THE EXERCISE: Word for word, give the material below again, minus any images.

RAW DATA:
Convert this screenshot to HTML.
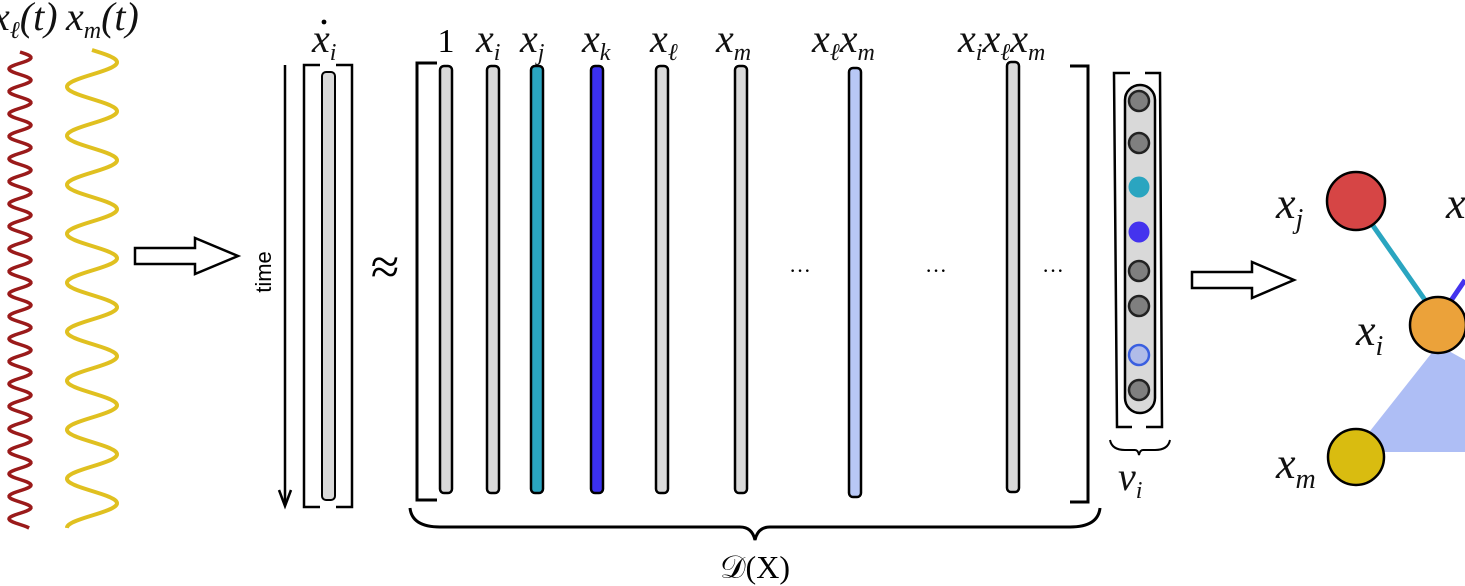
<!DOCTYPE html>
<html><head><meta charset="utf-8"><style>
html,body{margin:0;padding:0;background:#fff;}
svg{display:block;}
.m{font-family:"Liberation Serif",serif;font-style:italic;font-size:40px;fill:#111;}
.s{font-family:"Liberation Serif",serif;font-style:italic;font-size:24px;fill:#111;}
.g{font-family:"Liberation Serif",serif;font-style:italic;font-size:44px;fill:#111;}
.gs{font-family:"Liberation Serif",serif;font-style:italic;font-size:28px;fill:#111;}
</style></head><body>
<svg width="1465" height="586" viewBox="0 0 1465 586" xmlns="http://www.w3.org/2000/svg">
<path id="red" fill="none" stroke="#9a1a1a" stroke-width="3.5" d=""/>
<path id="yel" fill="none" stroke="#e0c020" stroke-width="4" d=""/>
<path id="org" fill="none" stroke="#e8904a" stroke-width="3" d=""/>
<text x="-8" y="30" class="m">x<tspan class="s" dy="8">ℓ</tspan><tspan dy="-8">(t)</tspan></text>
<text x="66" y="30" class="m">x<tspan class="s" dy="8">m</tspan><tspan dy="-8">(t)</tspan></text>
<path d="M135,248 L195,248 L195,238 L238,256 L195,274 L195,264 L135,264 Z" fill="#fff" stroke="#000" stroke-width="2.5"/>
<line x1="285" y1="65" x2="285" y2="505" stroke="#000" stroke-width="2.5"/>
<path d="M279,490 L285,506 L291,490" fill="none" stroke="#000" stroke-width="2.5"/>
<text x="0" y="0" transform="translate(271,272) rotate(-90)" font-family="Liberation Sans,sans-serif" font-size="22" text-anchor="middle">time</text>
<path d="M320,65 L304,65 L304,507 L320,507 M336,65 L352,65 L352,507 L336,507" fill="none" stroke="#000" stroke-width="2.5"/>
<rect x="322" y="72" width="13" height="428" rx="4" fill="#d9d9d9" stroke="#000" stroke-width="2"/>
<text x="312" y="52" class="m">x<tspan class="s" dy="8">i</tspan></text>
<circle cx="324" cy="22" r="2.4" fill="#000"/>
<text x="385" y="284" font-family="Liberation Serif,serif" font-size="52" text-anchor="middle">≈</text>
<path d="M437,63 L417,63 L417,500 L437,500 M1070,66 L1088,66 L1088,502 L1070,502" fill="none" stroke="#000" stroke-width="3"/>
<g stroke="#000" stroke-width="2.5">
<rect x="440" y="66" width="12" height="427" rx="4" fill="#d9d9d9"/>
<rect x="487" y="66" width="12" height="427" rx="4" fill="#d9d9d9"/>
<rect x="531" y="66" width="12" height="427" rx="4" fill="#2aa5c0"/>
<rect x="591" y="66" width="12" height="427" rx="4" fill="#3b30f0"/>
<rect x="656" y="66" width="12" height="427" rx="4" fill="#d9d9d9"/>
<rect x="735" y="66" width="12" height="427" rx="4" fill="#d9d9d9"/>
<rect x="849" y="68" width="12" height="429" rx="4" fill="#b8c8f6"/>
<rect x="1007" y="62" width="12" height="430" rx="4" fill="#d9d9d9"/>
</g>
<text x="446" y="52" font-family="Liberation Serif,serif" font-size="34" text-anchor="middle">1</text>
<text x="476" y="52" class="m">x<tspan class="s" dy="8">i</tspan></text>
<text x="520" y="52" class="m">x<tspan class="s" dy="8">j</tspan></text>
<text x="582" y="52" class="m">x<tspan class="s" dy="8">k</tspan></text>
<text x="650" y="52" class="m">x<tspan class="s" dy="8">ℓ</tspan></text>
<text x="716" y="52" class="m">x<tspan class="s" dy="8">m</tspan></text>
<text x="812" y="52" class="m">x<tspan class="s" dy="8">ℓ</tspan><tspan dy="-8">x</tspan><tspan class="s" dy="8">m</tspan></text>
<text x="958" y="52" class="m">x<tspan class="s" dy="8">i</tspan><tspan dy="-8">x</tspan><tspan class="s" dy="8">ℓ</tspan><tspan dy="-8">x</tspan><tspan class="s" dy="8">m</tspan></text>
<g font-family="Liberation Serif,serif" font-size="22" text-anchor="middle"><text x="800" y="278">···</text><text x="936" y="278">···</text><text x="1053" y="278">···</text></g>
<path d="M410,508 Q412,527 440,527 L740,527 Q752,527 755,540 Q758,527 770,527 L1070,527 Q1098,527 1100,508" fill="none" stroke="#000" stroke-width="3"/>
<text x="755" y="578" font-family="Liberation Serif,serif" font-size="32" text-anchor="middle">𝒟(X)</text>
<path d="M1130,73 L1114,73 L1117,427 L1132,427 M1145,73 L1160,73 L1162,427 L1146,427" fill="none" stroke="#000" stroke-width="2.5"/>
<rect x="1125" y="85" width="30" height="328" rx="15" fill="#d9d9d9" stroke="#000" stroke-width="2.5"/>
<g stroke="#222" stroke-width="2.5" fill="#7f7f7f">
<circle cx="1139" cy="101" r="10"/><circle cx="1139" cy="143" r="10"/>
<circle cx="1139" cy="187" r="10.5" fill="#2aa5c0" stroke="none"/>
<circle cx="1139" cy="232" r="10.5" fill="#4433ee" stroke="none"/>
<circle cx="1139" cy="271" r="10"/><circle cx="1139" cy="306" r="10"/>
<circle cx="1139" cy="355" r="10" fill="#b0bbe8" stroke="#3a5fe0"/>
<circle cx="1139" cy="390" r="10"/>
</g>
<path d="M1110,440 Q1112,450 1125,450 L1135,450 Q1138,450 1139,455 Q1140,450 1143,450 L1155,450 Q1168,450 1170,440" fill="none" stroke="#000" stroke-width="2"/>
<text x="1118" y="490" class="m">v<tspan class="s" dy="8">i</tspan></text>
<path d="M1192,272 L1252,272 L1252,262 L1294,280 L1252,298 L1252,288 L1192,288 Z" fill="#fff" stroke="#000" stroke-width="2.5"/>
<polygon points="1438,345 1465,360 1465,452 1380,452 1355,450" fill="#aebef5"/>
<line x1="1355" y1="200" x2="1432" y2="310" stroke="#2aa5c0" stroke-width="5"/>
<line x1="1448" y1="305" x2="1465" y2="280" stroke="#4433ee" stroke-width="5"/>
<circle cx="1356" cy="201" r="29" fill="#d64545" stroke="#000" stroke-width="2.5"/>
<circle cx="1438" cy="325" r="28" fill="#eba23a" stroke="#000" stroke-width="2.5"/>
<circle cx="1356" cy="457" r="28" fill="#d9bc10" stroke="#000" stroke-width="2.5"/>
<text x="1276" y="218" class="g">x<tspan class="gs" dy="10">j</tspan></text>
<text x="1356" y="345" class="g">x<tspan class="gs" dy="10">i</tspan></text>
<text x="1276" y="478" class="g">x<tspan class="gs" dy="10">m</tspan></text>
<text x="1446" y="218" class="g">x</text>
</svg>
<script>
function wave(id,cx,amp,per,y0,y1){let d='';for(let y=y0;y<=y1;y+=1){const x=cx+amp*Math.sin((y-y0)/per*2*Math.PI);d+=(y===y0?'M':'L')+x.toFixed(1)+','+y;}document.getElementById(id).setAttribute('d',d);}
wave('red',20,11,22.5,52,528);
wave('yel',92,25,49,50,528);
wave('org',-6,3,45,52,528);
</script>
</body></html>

TASK ANSWER:
Convert this screenshot to HTML.
<!DOCTYPE html>
<html><head><meta charset="utf-8"><style>
html,body{margin:0;padding:0;background:#fff;}
svg{display:block;}
.m{font-family:"Liberation Serif",serif;font-style:italic;font-size:40px;fill:#111;}
.s{font-family:"Liberation Serif",serif;font-style:italic;font-size:24px;fill:#111;}
.g{font-family:"Liberation Serif",serif;font-style:italic;font-size:44px;fill:#111;}
.gs{font-family:"Liberation Serif",serif;font-style:italic;font-size:28px;fill:#111;}
</style></head><body>
<svg width="1465" height="586" viewBox="0 0 1465 586" xmlns="http://www.w3.org/2000/svg">
<path id="red" fill="none" stroke="#9a1a1a" stroke-width="3.5" d=""/>
<path id="yel" fill="none" stroke="#e0c020" stroke-width="4" d=""/>
<path id="org" fill="none" stroke="#e8904a" stroke-width="3" d=""/>
<text x="-8" y="30" class="m">x<tspan class="s" dy="8">ℓ</tspan><tspan dy="-8">(t)</tspan></text>
<text x="66" y="30" class="m">x<tspan class="s" dy="8">m</tspan><tspan dy="-8">(t)</tspan></text>
<path d="M135,248 L195,248 L195,238 L238,256 L195,274 L195,264 L135,264 Z" fill="#fff" stroke="#000" stroke-width="2.5"/>
<line x1="285" y1="65" x2="285" y2="505" stroke="#000" stroke-width="2.5"/>
<path d="M279,490 L285,506 L291,490" fill="none" stroke="#000" stroke-width="2.5"/>
<text x="0" y="0" transform="translate(271,272) rotate(-90)" font-family="Liberation Sans,sans-serif" font-size="22" text-anchor="middle">time</text>
<path d="M320,65 L304,65 L304,507 L320,507 M336,65 L352,65 L352,507 L336,507" fill="none" stroke="#000" stroke-width="2.5"/>
<rect x="322" y="72" width="13" height="428" rx="4" fill="#d9d9d9" stroke="#000" stroke-width="2"/>
<text x="312" y="52" class="m">x<tspan class="s" dy="8">i</tspan></text>
<circle cx="324" cy="22" r="2.4" fill="#000"/>
<text x="385" y="284" font-family="Liberation Serif,serif" font-size="52" text-anchor="middle">≈</text>
<path d="M437,63 L417,63 L417,500 L437,500 M1070,66 L1088,66 L1088,502 L1070,502" fill="none" stroke="#000" stroke-width="3"/>
<g stroke="#000" stroke-width="2.5">
<rect x="440" y="66" width="12" height="427" rx="4" fill="#d9d9d9"/>
<rect x="487" y="66" width="12" height="427" rx="4" fill="#d9d9d9"/>
<rect x="531" y="66" width="12" height="427" rx="4" fill="#2aa5c0"/>
<rect x="591" y="66" width="12" height="427" rx="4" fill="#3b30f0"/>
<rect x="656" y="66" width="12" height="427" rx="4" fill="#d9d9d9"/>
<rect x="735" y="66" width="12" height="427" rx="4" fill="#d9d9d9"/>
<rect x="849" y="68" width="12" height="429" rx="4" fill="#b8c8f6"/>
<rect x="1007" y="62" width="12" height="430" rx="4" fill="#d9d9d9"/>
</g>
<text x="446" y="52" font-family="Liberation Serif,serif" font-size="34" text-anchor="middle">1</text>
<text x="476" y="52" class="m">x<tspan class="s" dy="8">i</tspan></text>
<text x="520" y="52" class="m">x<tspan class="s" dy="8">j</tspan></text>
<text x="582" y="52" class="m">x<tspan class="s" dy="8">k</tspan></text>
<text x="650" y="52" class="m">x<tspan class="s" dy="8">ℓ</tspan></text>
<text x="716" y="52" class="m">x<tspan class="s" dy="8">m</tspan></text>
<text x="812" y="52" class="m">x<tspan class="s" dy="8">ℓ</tspan><tspan dy="-8">x</tspan><tspan class="s" dy="8">m</tspan></text>
<text x="958" y="52" class="m">x<tspan class="s" dy="8">i</tspan><tspan dy="-8">x</tspan><tspan class="s" dy="8">ℓ</tspan><tspan dy="-8">x</tspan><tspan class="s" dy="8">m</tspan></text>
<g font-family="Liberation Serif,serif" font-size="22" text-anchor="middle"><text x="800" y="278">···</text><text x="936" y="278">···</text><text x="1053" y="278">···</text></g>
<path d="M410,508 Q412,527 440,527 L740,527 Q752,527 755,540 Q758,527 770,527 L1070,527 Q1098,527 1100,508" fill="none" stroke="#000" stroke-width="3"/>
<text x="755" y="578" font-family="Liberation Serif,serif" font-size="32" text-anchor="middle">𝒟(X)</text>
<path d="M1130,73 L1114,73 L1117,427 L1132,427 M1145,73 L1160,73 L1162,427 L1146,427" fill="none" stroke="#000" stroke-width="2.5"/>
<rect x="1125" y="85" width="30" height="328" rx="15" fill="#d9d9d9" stroke="#000" stroke-width="2.5"/>
<g stroke="#222" stroke-width="2.5" fill="#7f7f7f">
<circle cx="1139" cy="101" r="10"/><circle cx="1139" cy="143" r="10"/>
<circle cx="1139" cy="187" r="10.5" fill="#2aa5c0" stroke="none"/>
<circle cx="1139" cy="232" r="10.5" fill="#4433ee" stroke="none"/>
<circle cx="1139" cy="271" r="10"/><circle cx="1139" cy="306" r="10"/>
<circle cx="1139" cy="355" r="10" fill="#b0bbe8" stroke="#3a5fe0"/>
<circle cx="1139" cy="390" r="10"/>
</g>
<path d="M1110,440 Q1112,450 1125,450 L1135,450 Q1138,450 1139,455 Q1140,450 1143,450 L1155,450 Q1168,450 1170,440" fill="none" stroke="#000" stroke-width="2"/>
<text x="1118" y="490" class="m">v<tspan class="s" dy="8">i</tspan></text>
<path d="M1192,272 L1252,272 L1252,262 L1294,280 L1252,298 L1252,288 L1192,288 Z" fill="#fff" stroke="#000" stroke-width="2.5"/>
<polygon points="1438,345 1465,360 1465,452 1380,452 1355,450" fill="#aebef5"/>
<line x1="1355" y1="200" x2="1432" y2="310" stroke="#2aa5c0" stroke-width="5"/>
<line x1="1448" y1="305" x2="1465" y2="280" stroke="#4433ee" stroke-width="5"/>
<circle cx="1356" cy="201" r="29" fill="#d64545" stroke="#000" stroke-width="2.5"/>
<circle cx="1438" cy="325" r="28" fill="#eba23a" stroke="#000" stroke-width="2.5"/>
<circle cx="1356" cy="457" r="28" fill="#d9bc10" stroke="#000" stroke-width="2.5"/>
<text x="1276" y="218" class="g">x<tspan class="gs" dy="10">j</tspan></text>
<text x="1356" y="345" class="g">x<tspan class="gs" dy="10">i</tspan></text>
<text x="1276" y="478" class="g">x<tspan class="gs" dy="10">m</tspan></text>
<text x="1446" y="218" class="g">x</text>
</svg>
<script>
function wave(id,cx,amp,per,y0,y1){let d='';for(let y=y0;y<=y1;y+=1){const x=cx+amp*Math.sin((y-y0)/per*2*Math.PI);d+=(y===y0?'M':'L')+x.toFixed(1)+','+y;}document.getElementById(id).setAttribute('d',d);}
wave('red',20,11,22.5,52,528);
wave('yel',92,25,49,50,528);
wave('org',-6,3,45,52,528);
</script>
</body></html>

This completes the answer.